In contrast, Boy Harsher (@boyharsher) and The Soft Moon (@thesoftmoon) explore the darker, more minimalistic side of the genre. Boy Harsher, influenced by synthwave and darkwave, constructs cold, cinematic soundscapes that evoke a cyberpunk dystopia, while The Soft Moon follows a post-punk industrial path, layering echoes and reverb to create an ever-present sense of paranoia and claustrophobia.
The Prodigy: A Before and After
By the 1990s, the spirit of industrial punk evolved in an entirely different setting. If the ’70s and ’80s were filled with screams echoing through factories and dark basements, the ’90s redirected that rage into the rave culture. The Prodigyembodied this transformation with a sound not only influenced by the harshest electronic music but one that channeled the same raw aggression as early punk.

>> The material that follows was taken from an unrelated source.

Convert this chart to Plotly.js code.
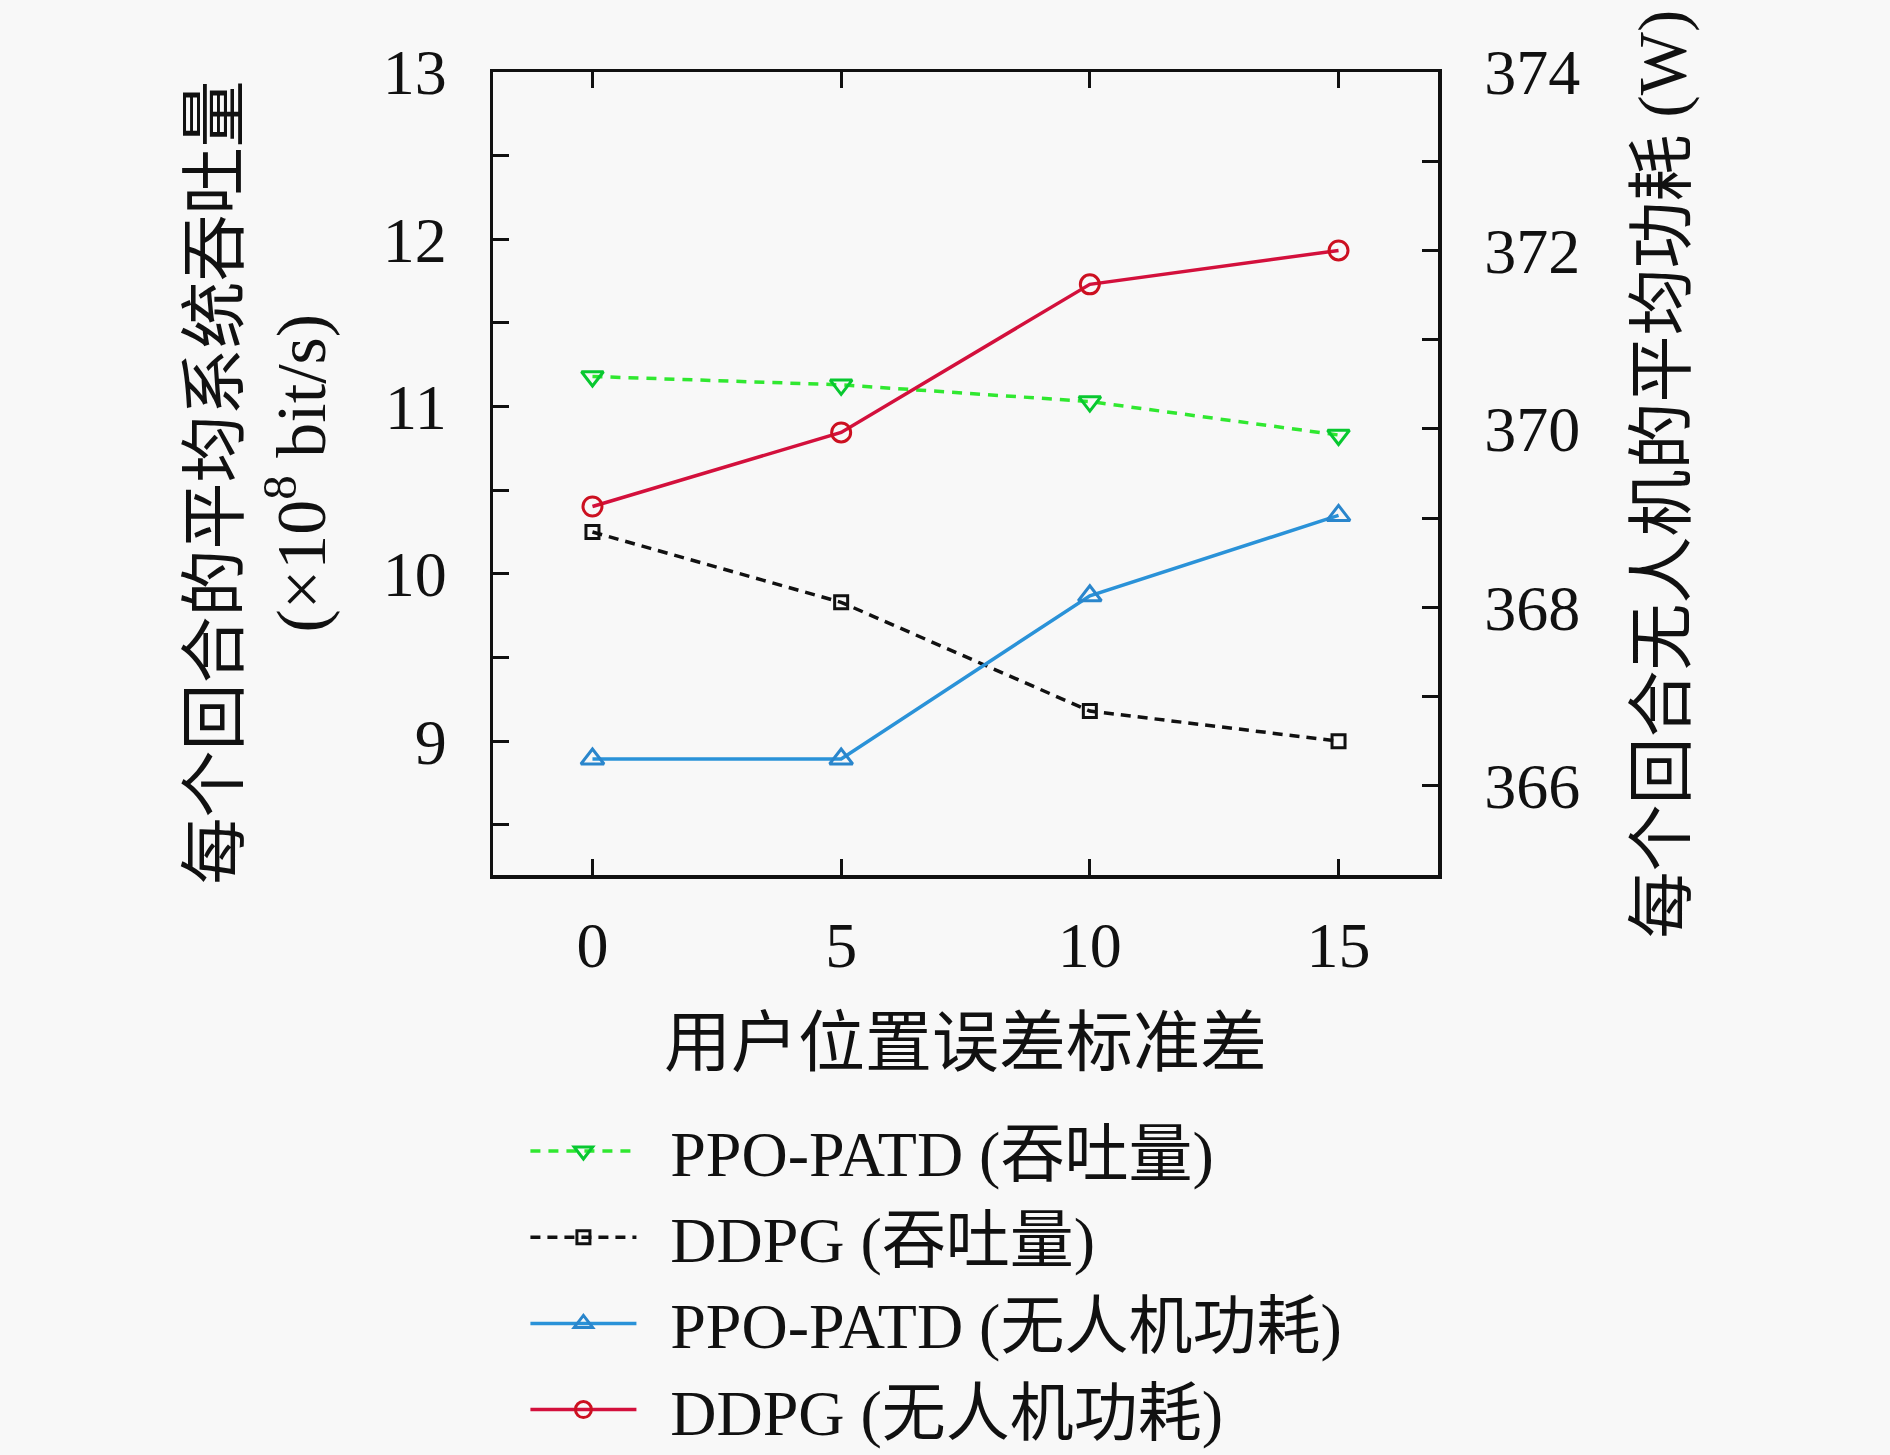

Keith Flint didn’t need a guitar or bass to set the stage on fire; his presence, energy, and screams turned every show into a riot. He was a riot leader in motion—shaved head, black eyeliner, a confrontational attitude, and a frenetic movement that seemed designed to incite chaos.
The dancefloor was no longer just a place to escape—it became a battlefield, and tracks like «Firestarter,» «Breathe,» and «Smack My Bitch Up» didn’t just define the big beat revolution, they made electronic music dangerous again. It wasn’t just dance music; it was a sonic threat, a blunt-force assault on the sanitized, prefabricated electronic scene of the time.
With albums like Music for the Jilted Generation (1994) and The Fat of the Land (1997), The Prodigy proved that punk’s spirit could survive without guitars—so long as it retained its edge, rage, and utter defiance of authority.
While other DJs and producers polished their beats to make them more accessible, The Prodigy made them rough, distorted, and aggressive—closer to a pogo at a The Exploited concert than to the elegance of a conventional dancefloor. They weren’t making music for people to dance to, but for people to explode.
Despite the passing years, the essence remains intact: making noise, challenging, and dismantling any preconceived notion of what music should be. If Suicide, DAF, and The Prodigy made anything clear, it’s that punk didn’t die—it just changed frequency. Now, it roars like a factory on fire.